Set problem » Skip all pictures, then print the remaining material exactly.
----- Source excerpt
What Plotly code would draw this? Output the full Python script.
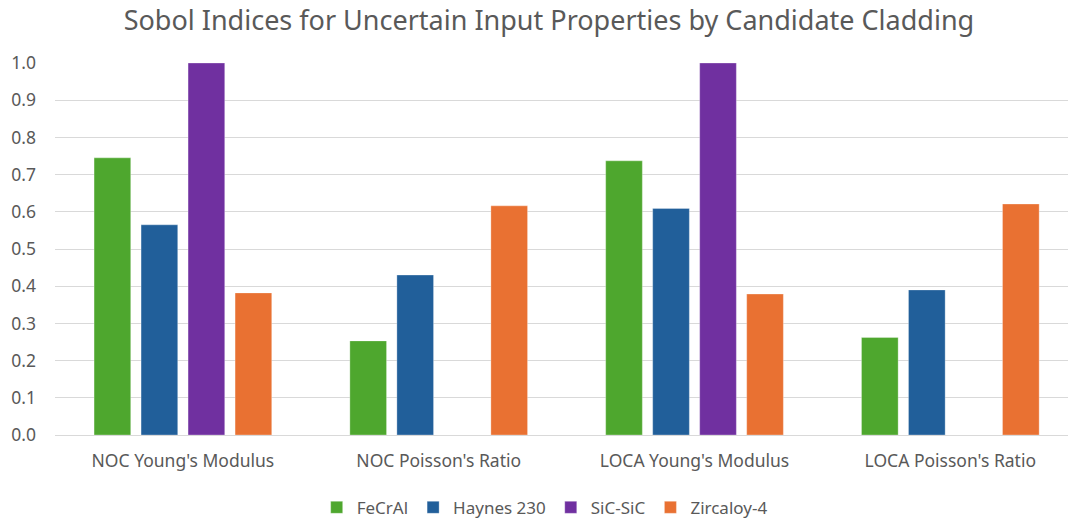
import plotly.graph_objects as go

# Sobol indices
categories = ["NOC Young's Modulus", "NOC Poisson's Ratio", "LOCA Young's Modulus", "LOCA Poisson's Ratio"]
fecral = [0.745, 0.253, 0.737, 0.262]
haynes = [0.565, 0.430, 0.609, 0.390]
sic = [1.0, 0.0, 1.0, 0.0]
zircaloy = [0.382, 0.616, 0.379, 0.621]

series = [
    ("FeCrAl", fecral, "#4EA72E"),
    ("Haynes 230", haynes, "#215F9A"),
    ("SiC-SiC", sic, "#7030A0"),
    ("Zircaloy-4", zircaloy, "#E97132"),
]

font = "Noto Sans"
grey = "#595959"

fig = go.Figure()
for name, vals, color in series:
    fig.add_trace(go.Bar(x=categories, y=vals, name=name, marker_color=color,
                         marker_line=dict(width=0.6, color="rgba(255,255,255,0.5)")))

fig.update_layout(
    width=1068, height=524,
    paper_bgcolor="white", plot_bgcolor="white",
    font=dict(family=font, size=17, color=grey),
    title=dict(text="Sobol Indices for Uncertain Input Properties by Candidate Cladding",
               x=0.514, xref="container", xanchor="center",
               y=0.961, yref="container", yanchor="middle",
               font=dict(size=27, color=grey)),
    barmode="group", bargap=0.265, bargroupgap=0.22,
    margin=dict(l=55, r=0, t=63, b=89),
    legend=dict(orientation="h", xref="container", x=0.51, xanchor="center",
                yref="container", y=0.031, yanchor="middle",
                font=dict(size=17, color=grey), itemwidth=30,
                traceorder="normal"),
    showlegend=True,
)
fig.update_xaxes(range=[-0.5, 3.46], showgrid=False, showline=False, ticks="",
                 ticklabelstandoff=13, tickfont=dict(size=17.5, color=grey))
fig.update_yaxes(range=[0, 1.0], dtick=0.1, tickformat=".1f", showgrid=True,
                 gridcolor="#D9D9D9", gridwidth=1, zeroline=True, zerolinecolor="#D9D9D9",
                 zerolinewidth=1, ticks="", ticklabelstandoff=18,
                 tickfont=dict(size=17.5, color=grey))

# drop the default page margin so the figure fills the window
fig.write_html("out.html", config={"displayModeBar": False},
               post_script="document.body.style.margin='0';")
----------
Output of the task »
What Plotly code would draw this? Output the full Python script.
import plotly.graph_objects as go

# Sobol indices
categories = ["NOC Young's Modulus", "NOC Poisson's Ratio", "LOCA Young's Modulus", "LOCA Poisson's Ratio"]
fecral = [0.745, 0.253, 0.737, 0.262]
haynes = [0.565, 0.430, 0.609, 0.390]
sic = [1.0, 0.0, 1.0, 0.0]
zircaloy = [0.382, 0.616, 0.379, 0.621]

series = [
    ("FeCrAl", fecral, "#4EA72E"),
    ("Haynes 230", haynes, "#215F9A"),
    ("SiC-SiC", sic, "#7030A0"),
    ("Zircaloy-4", zircaloy, "#E97132"),
]

font = "Noto Sans"
grey = "#595959"

fig = go.Figure()
for name, vals, color in series:
    fig.add_trace(go.Bar(x=categories, y=vals, name=name, marker_color=color,
                         marker_line=dict(width=0.6, color="rgba(255,255,255,0.5)")))

fig.update_layout(
    width=1068, height=524,
    paper_bgcolor="white", plot_bgcolor="white",
    font=dict(family=font, size=17, color=grey),
    title=dict(text="Sobol Indices for Uncertain Input Properties by Candidate Cladding",
               x=0.514, xref="container", xanchor="center",
               y=0.961, yref="container", yanchor="middle",
               font=dict(size=27, color=grey)),
    barmode="group", bargap=0.265, bargroupgap=0.22,
    margin=dict(l=55, r=0, t=63, b=89),
    legend=dict(orientation="h", xref="container", x=0.51, xanchor="center",
                yref="container", y=0.031, yanchor="middle",
                font=dict(size=17, color=grey), itemwidth=30,
                traceorder="normal"),
    showlegend=True,
)
fig.update_xaxes(range=[-0.5, 3.46], showgrid=False, showline=False, ticks="",
                 ticklabelstandoff=13, tickfont=dict(size=17.5, color=grey))
fig.update_yaxes(range=[0, 1.0], dtick=0.1, tickformat=".1f", showgrid=True,
                 gridcolor="#D9D9D9", gridwidth=1, zeroline=True, zerolinecolor="#D9D9D9",
                 zerolinewidth=1, ticks="", ticklabelstandoff=18,
                 tickfont=dict(size=17.5, color=grey))

# drop the default page margin so the figure fills the window
fig.write_html("out.html", config={"displayModeBar": False},
               post_script="document.body.style.margin='0';")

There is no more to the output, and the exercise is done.